Emit the entire listing verbatim.
[begin Information provided]
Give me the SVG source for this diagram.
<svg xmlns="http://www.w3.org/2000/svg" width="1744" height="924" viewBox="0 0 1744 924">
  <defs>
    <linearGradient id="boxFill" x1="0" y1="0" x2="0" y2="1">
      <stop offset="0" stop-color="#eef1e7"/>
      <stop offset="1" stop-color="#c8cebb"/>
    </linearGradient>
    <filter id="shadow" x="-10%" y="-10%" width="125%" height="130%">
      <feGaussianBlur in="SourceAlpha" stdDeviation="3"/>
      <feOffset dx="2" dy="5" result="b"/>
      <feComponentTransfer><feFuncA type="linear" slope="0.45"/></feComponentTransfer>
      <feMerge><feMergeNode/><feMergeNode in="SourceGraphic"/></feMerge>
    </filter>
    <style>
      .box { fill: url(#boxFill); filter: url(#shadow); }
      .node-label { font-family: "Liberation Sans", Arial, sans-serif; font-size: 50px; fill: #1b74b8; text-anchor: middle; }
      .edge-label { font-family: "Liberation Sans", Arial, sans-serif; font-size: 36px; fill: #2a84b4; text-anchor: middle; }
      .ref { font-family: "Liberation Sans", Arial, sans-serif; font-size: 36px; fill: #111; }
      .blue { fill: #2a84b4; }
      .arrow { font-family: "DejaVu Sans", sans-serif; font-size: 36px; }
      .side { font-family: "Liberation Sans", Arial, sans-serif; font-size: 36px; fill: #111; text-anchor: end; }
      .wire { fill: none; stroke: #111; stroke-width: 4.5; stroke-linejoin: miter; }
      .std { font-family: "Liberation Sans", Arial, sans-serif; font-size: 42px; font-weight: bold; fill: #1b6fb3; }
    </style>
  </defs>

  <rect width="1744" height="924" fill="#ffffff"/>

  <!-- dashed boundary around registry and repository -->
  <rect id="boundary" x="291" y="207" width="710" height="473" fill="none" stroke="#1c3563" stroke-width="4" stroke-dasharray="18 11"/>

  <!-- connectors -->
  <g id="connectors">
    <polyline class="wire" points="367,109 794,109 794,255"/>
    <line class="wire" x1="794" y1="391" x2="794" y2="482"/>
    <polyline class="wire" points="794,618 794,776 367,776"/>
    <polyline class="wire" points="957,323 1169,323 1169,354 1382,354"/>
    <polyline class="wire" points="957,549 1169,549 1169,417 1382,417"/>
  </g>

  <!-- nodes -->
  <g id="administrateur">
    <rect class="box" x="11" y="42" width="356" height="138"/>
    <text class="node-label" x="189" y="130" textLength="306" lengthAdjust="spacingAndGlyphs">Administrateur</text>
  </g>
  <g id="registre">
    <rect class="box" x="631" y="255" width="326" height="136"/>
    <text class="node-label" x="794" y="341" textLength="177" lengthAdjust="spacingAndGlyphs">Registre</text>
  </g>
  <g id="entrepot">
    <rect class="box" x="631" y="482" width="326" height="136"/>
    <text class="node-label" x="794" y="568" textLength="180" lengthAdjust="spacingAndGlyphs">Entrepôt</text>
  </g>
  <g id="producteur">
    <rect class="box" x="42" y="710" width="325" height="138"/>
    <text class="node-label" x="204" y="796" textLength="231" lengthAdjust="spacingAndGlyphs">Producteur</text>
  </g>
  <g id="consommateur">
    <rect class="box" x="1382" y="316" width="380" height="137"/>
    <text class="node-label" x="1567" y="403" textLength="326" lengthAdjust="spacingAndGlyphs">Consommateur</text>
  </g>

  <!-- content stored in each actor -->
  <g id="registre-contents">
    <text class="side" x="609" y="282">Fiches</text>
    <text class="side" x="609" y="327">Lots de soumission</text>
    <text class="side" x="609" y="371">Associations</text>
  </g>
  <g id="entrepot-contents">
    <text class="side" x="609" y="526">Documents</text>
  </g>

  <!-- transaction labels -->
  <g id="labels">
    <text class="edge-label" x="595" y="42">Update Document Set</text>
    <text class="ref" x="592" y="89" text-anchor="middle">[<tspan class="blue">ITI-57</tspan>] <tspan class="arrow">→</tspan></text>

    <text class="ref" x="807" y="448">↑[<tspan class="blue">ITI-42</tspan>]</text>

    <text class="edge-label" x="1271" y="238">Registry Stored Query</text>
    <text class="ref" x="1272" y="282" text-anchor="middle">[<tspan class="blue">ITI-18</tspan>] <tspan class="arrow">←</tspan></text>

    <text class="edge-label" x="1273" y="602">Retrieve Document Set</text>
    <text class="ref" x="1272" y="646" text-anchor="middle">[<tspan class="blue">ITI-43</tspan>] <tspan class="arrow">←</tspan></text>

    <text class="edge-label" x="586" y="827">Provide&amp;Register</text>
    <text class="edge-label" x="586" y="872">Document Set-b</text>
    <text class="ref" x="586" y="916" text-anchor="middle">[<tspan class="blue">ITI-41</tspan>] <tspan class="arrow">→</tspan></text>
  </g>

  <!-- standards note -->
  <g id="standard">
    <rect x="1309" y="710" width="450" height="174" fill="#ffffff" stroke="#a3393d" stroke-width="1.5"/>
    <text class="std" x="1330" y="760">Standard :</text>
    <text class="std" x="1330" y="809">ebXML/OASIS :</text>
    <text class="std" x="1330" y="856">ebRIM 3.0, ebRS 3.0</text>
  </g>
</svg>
[end Information provided]
** Expected answer **
Give me the SVG source for this diagram.
<svg xmlns="http://www.w3.org/2000/svg" width="1744" height="924" viewBox="0 0 1744 924">
  <defs>
    <linearGradient id="boxFill" x1="0" y1="0" x2="0" y2="1">
      <stop offset="0" stop-color="#eef1e7"/>
      <stop offset="1" stop-color="#c8cebb"/>
    </linearGradient>
    <filter id="shadow" x="-10%" y="-10%" width="125%" height="130%">
      <feGaussianBlur in="SourceAlpha" stdDeviation="3"/>
      <feOffset dx="2" dy="5" result="b"/>
      <feComponentTransfer><feFuncA type="linear" slope="0.45"/></feComponentTransfer>
      <feMerge><feMergeNode/><feMergeNode in="SourceGraphic"/></feMerge>
    </filter>
    <style>
      .box { fill: url(#boxFill); filter: url(#shadow); }
      .node-label { font-family: "Liberation Sans", Arial, sans-serif; font-size: 50px; fill: #1b74b8; text-anchor: middle; }
      .edge-label { font-family: "Liberation Sans", Arial, sans-serif; font-size: 36px; fill: #2a84b4; text-anchor: middle; }
      .ref { font-family: "Liberation Sans", Arial, sans-serif; font-size: 36px; fill: #111; }
      .blue { fill: #2a84b4; }
      .arrow { font-family: "DejaVu Sans", sans-serif; font-size: 36px; }
      .side { font-family: "Liberation Sans", Arial, sans-serif; font-size: 36px; fill: #111; text-anchor: end; }
      .wire { fill: none; stroke: #111; stroke-width: 4.5; stroke-linejoin: miter; }
      .std { font-family: "Liberation Sans", Arial, sans-serif; font-size: 42px; font-weight: bold; fill: #1b6fb3; }
    </style>
  </defs>

  <rect width="1744" height="924" fill="#ffffff"/>

  <!-- dashed boundary around registry and repository -->
  <rect id="boundary" x="291" y="207" width="710" height="473" fill="none" stroke="#1c3563" stroke-width="4" stroke-dasharray="18 11"/>

  <!-- connectors -->
  <g id="connectors">
    <polyline class="wire" points="367,109 794,109 794,255"/>
    <line class="wire" x1="794" y1="391" x2="794" y2="482"/>
    <polyline class="wire" points="794,618 794,776 367,776"/>
    <polyline class="wire" points="957,323 1169,323 1169,354 1382,354"/>
    <polyline class="wire" points="957,549 1169,549 1169,417 1382,417"/>
  </g>

  <!-- nodes -->
  <g id="administrateur">
    <rect class="box" x="11" y="42" width="356" height="138"/>
    <text class="node-label" x="189" y="130" textLength="306" lengthAdjust="spacingAndGlyphs">Administrateur</text>
  </g>
  <g id="registre">
    <rect class="box" x="631" y="255" width="326" height="136"/>
    <text class="node-label" x="794" y="341" textLength="177" lengthAdjust="spacingAndGlyphs">Registre</text>
  </g>
  <g id="entrepot">
    <rect class="box" x="631" y="482" width="326" height="136"/>
    <text class="node-label" x="794" y="568" textLength="180" lengthAdjust="spacingAndGlyphs">Entrepôt</text>
  </g>
  <g id="producteur">
    <rect class="box" x="42" y="710" width="325" height="138"/>
    <text class="node-label" x="204" y="796" textLength="231" lengthAdjust="spacingAndGlyphs">Producteur</text>
  </g>
  <g id="consommateur">
    <rect class="box" x="1382" y="316" width="380" height="137"/>
    <text class="node-label" x="1567" y="403" textLength="326" lengthAdjust="spacingAndGlyphs">Consommateur</text>
  </g>

  <!-- content stored in each actor -->
  <g id="registre-contents">
    <text class="side" x="609" y="282">Fiches</text>
    <text class="side" x="609" y="327">Lots de soumission</text>
    <text class="side" x="609" y="371">Associations</text>
  </g>
  <g id="entrepot-contents">
    <text class="side" x="609" y="526">Documents</text>
  </g>

  <!-- transaction labels -->
  <g id="labels">
    <text class="edge-label" x="595" y="42">Update Document Set</text>
    <text class="ref" x="592" y="89" text-anchor="middle">[<tspan class="blue">ITI-57</tspan>] <tspan class="arrow">→</tspan></text>

    <text class="ref" x="807" y="448">↑[<tspan class="blue">ITI-42</tspan>]</text>

    <text class="edge-label" x="1271" y="238">Registry Stored Query</text>
    <text class="ref" x="1272" y="282" text-anchor="middle">[<tspan class="blue">ITI-18</tspan>] <tspan class="arrow">←</tspan></text>

    <text class="edge-label" x="1273" y="602">Retrieve Document Set</text>
    <text class="ref" x="1272" y="646" text-anchor="middle">[<tspan class="blue">ITI-43</tspan>] <tspan class="arrow">←</tspan></text>

    <text class="edge-label" x="586" y="827">Provide&amp;Register</text>
    <text class="edge-label" x="586" y="872">Document Set-b</text>
    <text class="ref" x="586" y="916" text-anchor="middle">[<tspan class="blue">ITI-41</tspan>] <tspan class="arrow">→</tspan></text>
  </g>

  <!-- standards note -->
  <g id="standard">
    <rect x="1309" y="710" width="450" height="174" fill="#ffffff" stroke="#a3393d" stroke-width="1.5"/>
    <text class="std" x="1330" y="760">Standard :</text>
    <text class="std" x="1330" y="809">ebXML/OASIS :</text>
    <text class="std" x="1330" y="856">ebRIM 3.0, ebRS 3.0</text>
  </g>
</svg>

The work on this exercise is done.